* _DATA_
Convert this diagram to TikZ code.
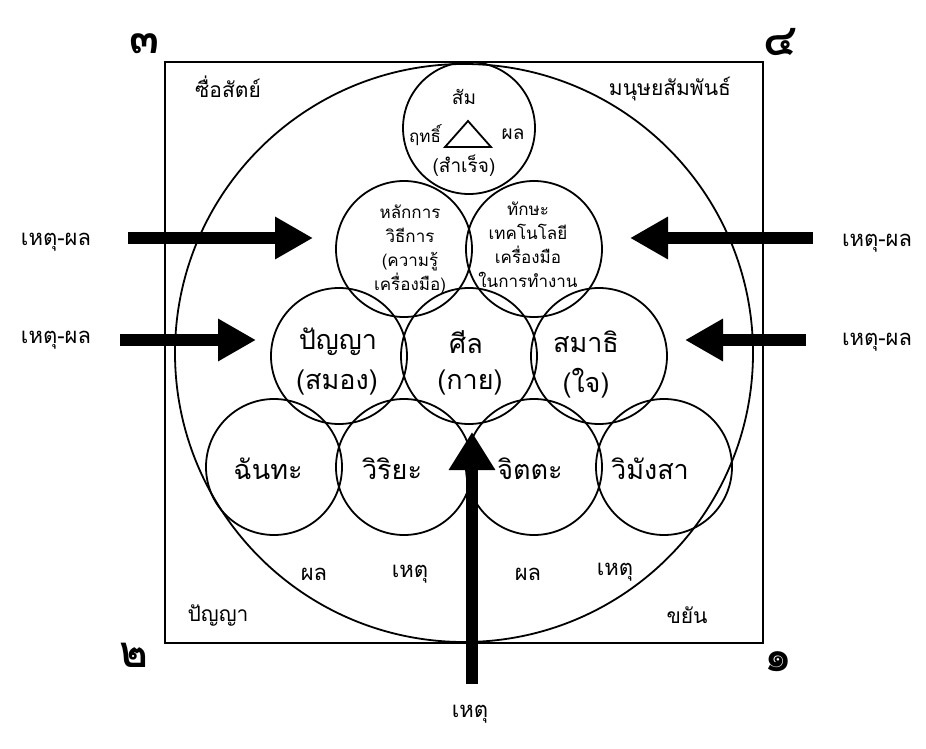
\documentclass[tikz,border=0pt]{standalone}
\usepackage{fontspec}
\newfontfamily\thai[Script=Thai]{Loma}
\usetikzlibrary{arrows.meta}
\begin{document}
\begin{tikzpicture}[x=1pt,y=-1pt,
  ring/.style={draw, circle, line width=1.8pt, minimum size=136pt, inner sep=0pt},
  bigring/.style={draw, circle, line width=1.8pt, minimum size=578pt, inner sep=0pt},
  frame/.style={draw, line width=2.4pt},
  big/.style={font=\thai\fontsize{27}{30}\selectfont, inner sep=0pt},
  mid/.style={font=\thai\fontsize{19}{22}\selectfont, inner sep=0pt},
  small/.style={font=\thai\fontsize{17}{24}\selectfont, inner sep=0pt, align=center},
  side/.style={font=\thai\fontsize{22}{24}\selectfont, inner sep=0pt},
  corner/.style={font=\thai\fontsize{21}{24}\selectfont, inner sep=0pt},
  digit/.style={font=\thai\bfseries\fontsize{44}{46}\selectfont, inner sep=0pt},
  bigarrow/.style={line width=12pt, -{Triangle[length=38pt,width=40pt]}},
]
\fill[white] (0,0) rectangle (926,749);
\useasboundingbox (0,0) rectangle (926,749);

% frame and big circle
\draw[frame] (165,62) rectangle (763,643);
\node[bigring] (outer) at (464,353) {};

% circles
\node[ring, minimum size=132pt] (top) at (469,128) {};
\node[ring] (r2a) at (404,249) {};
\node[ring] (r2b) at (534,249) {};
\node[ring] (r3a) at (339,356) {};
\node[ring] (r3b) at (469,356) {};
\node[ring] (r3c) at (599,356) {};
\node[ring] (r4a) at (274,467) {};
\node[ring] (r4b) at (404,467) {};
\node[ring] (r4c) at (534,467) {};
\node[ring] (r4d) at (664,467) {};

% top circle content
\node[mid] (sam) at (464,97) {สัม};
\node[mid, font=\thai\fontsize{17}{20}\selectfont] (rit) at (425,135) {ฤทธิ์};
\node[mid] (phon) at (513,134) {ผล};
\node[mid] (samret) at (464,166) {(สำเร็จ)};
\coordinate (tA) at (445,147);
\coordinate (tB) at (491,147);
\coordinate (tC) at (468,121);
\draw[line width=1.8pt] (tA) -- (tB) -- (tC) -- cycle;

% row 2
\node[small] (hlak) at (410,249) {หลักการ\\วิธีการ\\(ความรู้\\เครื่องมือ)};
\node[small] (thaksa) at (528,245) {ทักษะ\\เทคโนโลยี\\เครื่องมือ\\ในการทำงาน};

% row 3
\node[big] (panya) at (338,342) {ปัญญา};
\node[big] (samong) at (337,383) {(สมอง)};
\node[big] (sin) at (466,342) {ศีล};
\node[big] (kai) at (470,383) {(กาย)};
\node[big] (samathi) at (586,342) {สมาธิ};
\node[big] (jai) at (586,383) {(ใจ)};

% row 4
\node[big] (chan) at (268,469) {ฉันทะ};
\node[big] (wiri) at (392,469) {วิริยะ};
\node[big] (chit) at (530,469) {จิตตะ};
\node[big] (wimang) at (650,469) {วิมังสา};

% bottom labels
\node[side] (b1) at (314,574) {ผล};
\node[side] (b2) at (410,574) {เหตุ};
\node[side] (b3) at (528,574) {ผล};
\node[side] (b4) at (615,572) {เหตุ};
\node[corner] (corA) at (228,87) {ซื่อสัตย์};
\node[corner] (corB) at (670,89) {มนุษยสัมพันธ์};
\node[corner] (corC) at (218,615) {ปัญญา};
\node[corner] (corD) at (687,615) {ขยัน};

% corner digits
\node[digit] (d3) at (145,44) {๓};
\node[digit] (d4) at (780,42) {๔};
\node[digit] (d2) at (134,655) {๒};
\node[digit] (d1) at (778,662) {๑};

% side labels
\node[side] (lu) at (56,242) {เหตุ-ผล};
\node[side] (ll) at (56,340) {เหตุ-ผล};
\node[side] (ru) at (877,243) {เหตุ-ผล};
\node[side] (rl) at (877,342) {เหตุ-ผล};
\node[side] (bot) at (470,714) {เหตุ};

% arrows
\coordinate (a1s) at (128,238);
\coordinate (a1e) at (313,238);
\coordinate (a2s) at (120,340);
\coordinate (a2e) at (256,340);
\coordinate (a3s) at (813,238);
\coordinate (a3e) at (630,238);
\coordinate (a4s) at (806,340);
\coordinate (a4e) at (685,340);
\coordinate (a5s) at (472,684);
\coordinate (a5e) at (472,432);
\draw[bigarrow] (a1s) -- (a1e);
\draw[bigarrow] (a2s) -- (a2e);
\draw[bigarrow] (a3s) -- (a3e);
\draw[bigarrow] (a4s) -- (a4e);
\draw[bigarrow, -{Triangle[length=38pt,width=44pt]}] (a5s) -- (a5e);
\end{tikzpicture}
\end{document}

* _PROBLEM TO WORK ON_
From the opening line of the listing above through the line bearing "(thaksa) at (528,245)", repeat each line exactly. Drop every picture.

* _IN RESPONSE_
Convert this diagram to TikZ code.
\documentclass[tikz,border=0pt]{standalone}
\usepackage{fontspec}
\newfontfamily\thai[Script=Thai]{Loma}
\usetikzlibrary{arrows.meta}
\begin{document}
\begin{tikzpicture}[x=1pt,y=-1pt,
  ring/.style={draw, circle, line width=1.8pt, minimum size=136pt, inner sep=0pt},
  bigring/.style={draw, circle, line width=1.8pt, minimum size=578pt, inner sep=0pt},
  frame/.style={draw, line width=2.4pt},
  big/.style={font=\thai\fontsize{27}{30}\selectfont, inner sep=0pt},
  mid/.style={font=\thai\fontsize{19}{22}\selectfont, inner sep=0pt},
  small/.style={font=\thai\fontsize{17}{24}\selectfont, inner sep=0pt, align=center},
  side/.style={font=\thai\fontsize{22}{24}\selectfont, inner sep=0pt},
  corner/.style={font=\thai\fontsize{21}{24}\selectfont, inner sep=0pt},
  digit/.style={font=\thai\bfseries\fontsize{44}{46}\selectfont, inner sep=0pt},
  bigarrow/.style={line width=12pt, -{Triangle[length=38pt,width=40pt]}},
]
\fill[white] (0,0) rectangle (926,749);
\useasboundingbox (0,0) rectangle (926,749);

% frame and big circle
\draw[frame] (165,62) rectangle (763,643);
\node[bigring] (outer) at (464,353) {};

% circles
\node[ring, minimum size=132pt] (top) at (469,128) {};
\node[ring] (r2a) at (404,249) {};
\node[ring] (r2b) at (534,249) {};
\node[ring] (r3a) at (339,356) {};
\node[ring] (r3b) at (469,356) {};
\node[ring] (r3c) at (599,356) {};
\node[ring] (r4a) at (274,467) {};
\node[ring] (r4b) at (404,467) {};
\node[ring] (r4c) at (534,467) {};
\node[ring] (r4d) at (664,467) {};

% top circle content
\node[mid] (sam) at (464,97) {สัม};
\node[mid, font=\thai\fontsize{17}{20}\selectfont] (rit) at (425,135) {ฤทธิ์};
\node[mid] (phon) at (513,134) {ผล};
\node[mid] (samret) at (464,166) {(สำเร็จ)};
\coordinate (tA) at (445,147);
\coordinate (tB) at (491,147);
\coordinate (tC) at (468,121);
\draw[line width=1.8pt] (tA) -- (tB) -- (tC) -- cycle;

% row 2
\node[small] (hlak) at (410,249) {หลักการ\\วิธีการ\\(ความรู้\\เครื่องมือ)};
\node[small] (thaksa) at (528,245) {ทักษะ\\เทคโนโลยี\\เครื่องมือ\\ในการทำงาน};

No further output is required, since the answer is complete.